Field Sobriety Tests and Sobriety Checkpoints
Researchers have developed a variety of tests that are designed to determine whether a person is likely to be intoxicated. A police officer performs these tests on suspects after the officer has stopped a person on suspicion of drunk driving. These tests allow an officer to observe a suspect’s balance, physical ability, attention level, or other factors that the officer may use to determine whether the suspect is impaired. Officers often record a suspect’s performance of these tests, and this practice generally has been upheld on appeal.
In several states, authorities have set up checkpoints where officers can question drivers in an effort to catch drunk drivers. These checkpoints are often set up during holidays when people are more likely to drink, such as New Year’s Eve. Courts in the majority of states have upheld these checkpoints against challenges that these checkpoints are unconstitutional.
Felony Drunk Driving
Most states have expanded their drunk driving statutes to provide for harsher punishment when drunk driving has resulted in injury to another. Where a person causes injury to another while driving drunk, the person may be charged with a felony, punishable by a term in state prison. In an even more severe expansion of criminal laws, some states now incorporate their murder or manslaughter statutes with their DUI laws where drunk driving results in the death of another. Moreover, in some states, a person may be charged with assault with a deadly weapon for driving a car while intoxicated. In such an instance, the deadly weapon is the car.

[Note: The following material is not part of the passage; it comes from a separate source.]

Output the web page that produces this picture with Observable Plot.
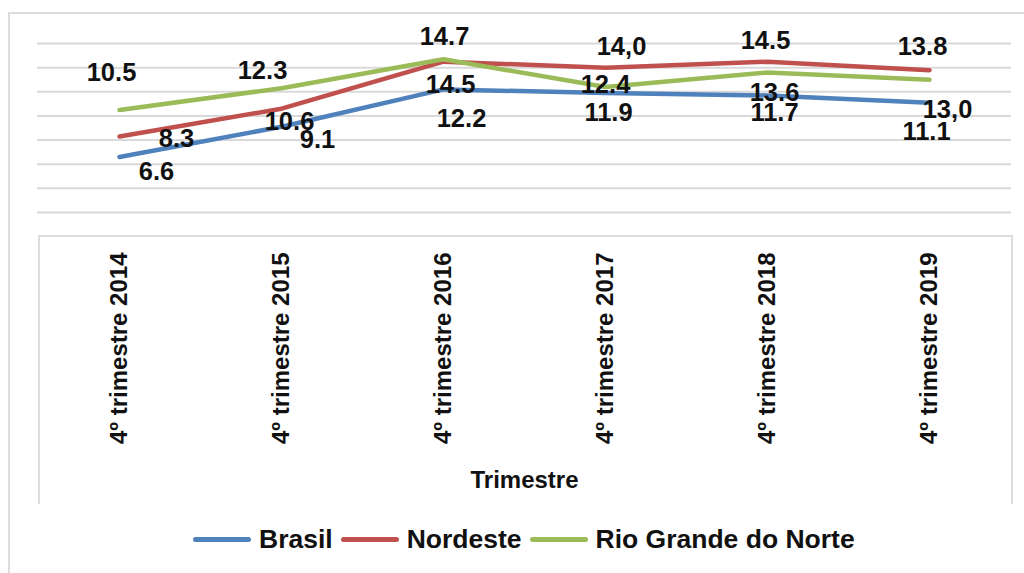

All states treat first DUI offenses as misdemeanors. However, in the majority of states, a person’s third offense (or third “strike”) is treated as a felony.
Defenses to Drunk Driving
A person charged with drunk driving usually attacks the arresting officer’s observations or opinions as part of his or her defense strategy. A defendant may also attack witnesses that tested the defendant’s BAC, or the defendant may call on someone who can testify that the defendant was sober.
In addition to these strategies, a defendant could rely on one of several defenses. These defenses include the following:
(1) Necessity, which applies when a person must drive to prevent a greater evil;
(2) Duress, which applies when the defendant drives in order to avoid serious injury or death;
(3) Entrapment, which applies when an officer requests that a person drive drunk;
(4) Mistake of fact, which applies when a person has an honest belief that his or her BAC is below the legal limit;
(5) Involuntary intoxication, which applies when the person has ingested alcohol without his or her knowledge
Individual states take different positions with respect to the availability of these defenses. In general, however, these defenses rely on specific sets of facts and are each very difficult to prove successfully.